Il Risorgimento come specchio opaco: l’Italia che si unì lasciando indietro sé stessa
L'ultimo lavoro di Mario Garofalo edito da Buonaiuto
di Redazione Cultura
C'è un'Italia che da più di un secolo e mezzo si racconta come "una e indivisibile", mentre si rifiuta di guardarsi davvero allo specchio. Un Paese che celebra l'Unità con le parate e le fanfare, dimenticando che quell'unità è nata da una guerra civile mai riconosciuta, da un Sud occupato "in nome della libertà" e da un popolo lasciato fuori dalla propria storia.
Mario Garofalo nel suo saggio lo dice con chiarezza: il Risorgimento fu una costruzione incompiuta, una narrazione creata per coprire le disuguaglianze di ieri che somigliano fin troppo a quelle di oggi. Nel 1861 i poveri del Sud furono trattati da ostacolo al progresso e nel 2025 la situazione appare ancora simile: un Paese a due velocità, con i ricchi che dettano l'agenda e gli ultimi che continuano a pagare i conti.

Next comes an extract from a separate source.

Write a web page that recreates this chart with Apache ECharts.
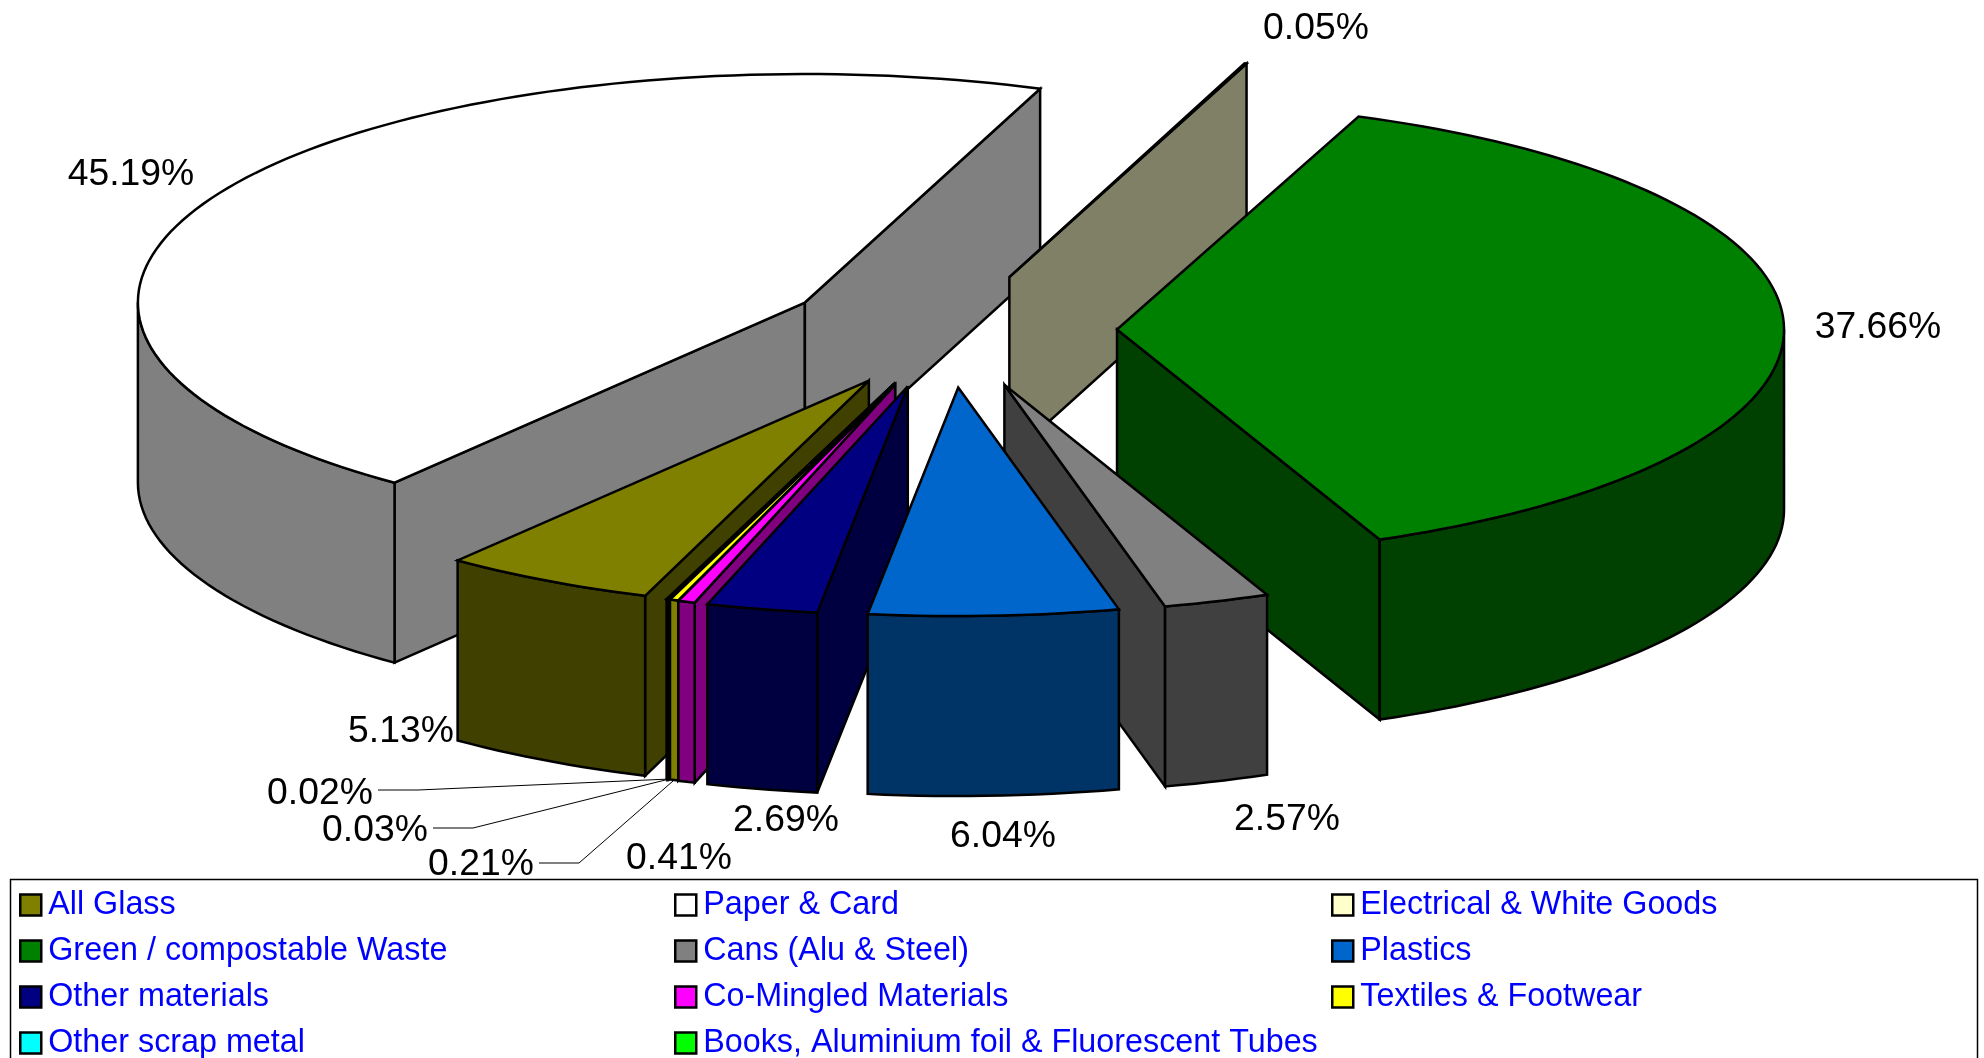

Garofalo non è un revisionista, è un uomo che chiede conto alla storia, come dovrebbero fare i cittadini con la politica. E lo fa con una domanda semplice: chi è rimasto fuori dall'Unità d'Italia? La risposta è scomoda: la maggioranza. Le classi popolari, i contadini, gli artigiani, chi non aveva voce né rappresentanza. L'Italia è nata escludendo queste persone e, in parte, continua a lasciarle ai margini.
Cavour e i Savoia pensarono a un Paese moderno, moderno per chi? L'unità si fece a colpi di fucile, le rivolte contadine furono represse con ferocia, interi paesi del Mezzogiorno messi a ferro e fuoco in nome dell'ordine. Di quella violenza si preferisce tacere. Si privilegia la retorica patriottica, quella comoda e inoffensiva, fatta di eroi e inni. È la stessa retorica che oggi racconta un'Italia "in ripresa" mentre milioni di cittadini faticano a sopravvivere.
Garofalo ci ricorda che la storia è una ferita da capire. Gramsci lo aveva detto un secolo fa: quella del Risorgimento fu una "rivoluzione senza rivoluzione", un cambio di élite più che un risveglio popolare. Da allora le cose non sono molto cambiate. I palazzi si rinnovano, i rapporti di forza restano identici: chi comanda decide, chi subisce si arrangia.
La verità è che l'Italia deve ancora fare i conti con se stessa. Ha preferito raccontarsi come un Paese unito invece di diventarlo davvero. Ha costruito un'identità nazionale dimenticando metà del suo popolo. Ogni volta che qualcuno prova a dirlo, scatta il riflesso pavloviano del patriottismo di maniera: "Toccare i simboli è un'offesa!". I simboli, se non vengono interrogati, diventano menzogne.
Quello di Garofalo rappresenta un atto d'amore verso la verità. Solo chi ha il coraggio di guardare dove fa male può sperare di cambiare le cose. Studiare la storia serve a comprendere da dove nascono le nostre crepe. E le nostre crepe hanno tutte la stessa radice: un Paese che si crede unito e continua a vivere diviso.
L'Italia ha bisogno di memoria. Di quella vera, scomoda, capace di restituire voce ai dimenticati. Perché finché non impareremo a riconoscerli, continueremo a chiamare "Unità" ciò che è, ancora oggi, soltanto un'illusione.